I like this quote from Mary Engelbriet. “If you don’t like something change it; if you can’t change it, change the way you think about it.”

It really is quite helpful to me to think this….Can I change it? yes okay. If not, then how can I see this as a good thing?  Going back to moving …we are now closer to our daughters school. So much so that we can walk her to school. I can walk to pick her up. This could be a very good change. On the rare day that both my husband and I are home we try to walk and pick her up together. Alot of the times we take the dogs. We are doing something constructive but also getting some quality time together as a couple and as a family.  There are other things like now I also have someone else who can cook dinner, help keep up the house and other little things like that.  It all depends on how I look at it. Or how good the food is, which is probably pretty good because I know I don’t cook very well.

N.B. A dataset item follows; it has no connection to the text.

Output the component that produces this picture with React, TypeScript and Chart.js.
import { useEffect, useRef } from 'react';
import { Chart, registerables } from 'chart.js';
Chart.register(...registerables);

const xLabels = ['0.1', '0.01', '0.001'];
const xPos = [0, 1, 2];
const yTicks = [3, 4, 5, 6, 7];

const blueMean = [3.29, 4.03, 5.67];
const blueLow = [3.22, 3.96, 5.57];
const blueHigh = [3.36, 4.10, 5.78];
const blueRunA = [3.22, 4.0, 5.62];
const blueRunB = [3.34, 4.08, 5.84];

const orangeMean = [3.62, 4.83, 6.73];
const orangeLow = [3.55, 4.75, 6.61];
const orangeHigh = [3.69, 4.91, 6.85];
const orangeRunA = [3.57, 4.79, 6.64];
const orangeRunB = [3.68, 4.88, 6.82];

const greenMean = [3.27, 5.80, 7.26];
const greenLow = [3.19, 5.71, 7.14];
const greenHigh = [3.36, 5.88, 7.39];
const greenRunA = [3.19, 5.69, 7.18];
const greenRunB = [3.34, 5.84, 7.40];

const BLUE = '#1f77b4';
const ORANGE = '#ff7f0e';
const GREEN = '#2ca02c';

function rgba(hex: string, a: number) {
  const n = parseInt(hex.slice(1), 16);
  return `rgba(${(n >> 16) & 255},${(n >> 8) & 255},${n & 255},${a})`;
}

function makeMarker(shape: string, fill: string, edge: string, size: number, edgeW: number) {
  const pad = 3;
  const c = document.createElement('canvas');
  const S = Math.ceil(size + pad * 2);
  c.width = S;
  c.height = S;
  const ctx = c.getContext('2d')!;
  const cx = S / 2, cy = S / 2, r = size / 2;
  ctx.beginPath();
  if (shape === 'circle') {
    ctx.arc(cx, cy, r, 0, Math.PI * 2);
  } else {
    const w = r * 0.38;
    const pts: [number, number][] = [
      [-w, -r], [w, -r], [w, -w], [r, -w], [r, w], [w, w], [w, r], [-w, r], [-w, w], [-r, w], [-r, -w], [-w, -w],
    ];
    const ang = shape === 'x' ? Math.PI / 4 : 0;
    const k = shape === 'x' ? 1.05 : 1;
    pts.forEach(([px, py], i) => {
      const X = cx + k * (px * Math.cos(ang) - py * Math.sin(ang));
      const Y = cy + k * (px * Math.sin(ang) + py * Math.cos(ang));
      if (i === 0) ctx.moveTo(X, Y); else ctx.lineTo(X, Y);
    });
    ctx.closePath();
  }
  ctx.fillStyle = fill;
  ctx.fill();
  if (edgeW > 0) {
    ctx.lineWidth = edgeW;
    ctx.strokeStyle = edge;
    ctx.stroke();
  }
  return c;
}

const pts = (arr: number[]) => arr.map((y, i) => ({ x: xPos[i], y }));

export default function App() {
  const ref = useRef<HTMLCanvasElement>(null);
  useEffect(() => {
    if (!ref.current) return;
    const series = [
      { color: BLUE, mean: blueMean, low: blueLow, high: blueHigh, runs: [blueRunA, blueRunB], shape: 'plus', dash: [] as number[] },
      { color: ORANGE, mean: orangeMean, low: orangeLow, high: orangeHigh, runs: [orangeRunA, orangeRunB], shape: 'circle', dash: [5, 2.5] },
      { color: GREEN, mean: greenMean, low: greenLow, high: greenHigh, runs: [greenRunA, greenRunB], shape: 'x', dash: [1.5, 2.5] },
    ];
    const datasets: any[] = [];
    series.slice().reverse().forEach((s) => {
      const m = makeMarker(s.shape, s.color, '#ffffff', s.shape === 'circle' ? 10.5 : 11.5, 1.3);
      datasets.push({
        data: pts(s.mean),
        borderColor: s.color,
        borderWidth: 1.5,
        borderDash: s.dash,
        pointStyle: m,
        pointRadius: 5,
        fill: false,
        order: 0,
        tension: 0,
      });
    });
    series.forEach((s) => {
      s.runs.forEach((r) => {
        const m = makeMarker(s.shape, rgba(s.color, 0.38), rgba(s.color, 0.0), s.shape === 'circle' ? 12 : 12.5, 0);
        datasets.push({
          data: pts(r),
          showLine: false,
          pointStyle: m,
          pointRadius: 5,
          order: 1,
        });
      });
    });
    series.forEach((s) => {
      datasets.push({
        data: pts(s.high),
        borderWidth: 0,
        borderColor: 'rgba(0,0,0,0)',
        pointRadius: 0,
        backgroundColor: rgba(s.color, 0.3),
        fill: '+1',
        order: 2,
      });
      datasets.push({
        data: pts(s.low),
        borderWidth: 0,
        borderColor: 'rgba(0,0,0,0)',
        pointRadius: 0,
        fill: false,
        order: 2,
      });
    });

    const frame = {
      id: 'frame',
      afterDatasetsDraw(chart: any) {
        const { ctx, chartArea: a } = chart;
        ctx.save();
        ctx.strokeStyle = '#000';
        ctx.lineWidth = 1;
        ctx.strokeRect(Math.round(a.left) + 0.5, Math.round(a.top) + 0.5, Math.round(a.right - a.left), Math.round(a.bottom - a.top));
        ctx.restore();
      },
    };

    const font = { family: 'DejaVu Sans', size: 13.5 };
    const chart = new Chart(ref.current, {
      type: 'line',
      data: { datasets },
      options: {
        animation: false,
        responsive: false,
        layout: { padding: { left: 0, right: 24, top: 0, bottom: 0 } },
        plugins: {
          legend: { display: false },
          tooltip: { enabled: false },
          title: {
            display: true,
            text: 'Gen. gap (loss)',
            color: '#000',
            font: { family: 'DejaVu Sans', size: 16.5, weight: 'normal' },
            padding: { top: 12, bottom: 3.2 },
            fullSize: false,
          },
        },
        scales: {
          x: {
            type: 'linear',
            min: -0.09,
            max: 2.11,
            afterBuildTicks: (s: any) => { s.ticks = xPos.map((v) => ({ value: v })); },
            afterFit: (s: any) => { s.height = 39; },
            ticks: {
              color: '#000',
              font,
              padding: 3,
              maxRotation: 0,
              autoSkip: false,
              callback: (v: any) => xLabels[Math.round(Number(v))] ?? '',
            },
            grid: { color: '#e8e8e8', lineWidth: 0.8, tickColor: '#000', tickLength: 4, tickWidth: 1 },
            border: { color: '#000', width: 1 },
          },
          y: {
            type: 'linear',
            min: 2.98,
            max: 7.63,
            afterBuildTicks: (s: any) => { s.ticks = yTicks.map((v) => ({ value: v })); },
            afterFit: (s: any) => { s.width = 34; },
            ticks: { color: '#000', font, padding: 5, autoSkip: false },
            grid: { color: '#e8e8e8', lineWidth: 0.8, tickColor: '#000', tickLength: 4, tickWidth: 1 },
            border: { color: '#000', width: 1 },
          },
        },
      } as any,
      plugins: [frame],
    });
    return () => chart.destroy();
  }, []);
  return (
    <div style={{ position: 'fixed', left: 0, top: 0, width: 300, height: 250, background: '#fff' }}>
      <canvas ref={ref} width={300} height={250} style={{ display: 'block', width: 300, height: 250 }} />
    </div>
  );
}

I used to think that not changing how I believed meant I was firm in what I did believe in. If I really held on to that, then I would have ruined alot of things that have been good for me.  Sometimes we take a bit too much comfort in not changing. If we accept something that we once thought was not true because the proof of it is in our face, we have changed for the better. Of course that is just my opinion. It has been said that those who adapt survive. Well I want to not only survive but also thrive! IF that means I have to change the way I view something then thats what I am going to do. Its not like snapping my fingers. Its hard. Especially if it is something you grew up believing and now you don’t. It was easier then, I didn’t have all the information. In this way ignorance was bliss. Its a struggle some days to remain  on course, to making the changes I want. While also dealing with the changes life throws at me.

I think whats hardest for me to grasp is …..its okay to want things to stay the same, to stay safe, to stay in the known.  Its okay to acknowledge that change is hard. AS long as I keep in mind that I am changing little by little. I am adapting and Dammit I am not only going to survive these changes I am going TO THRIVE too!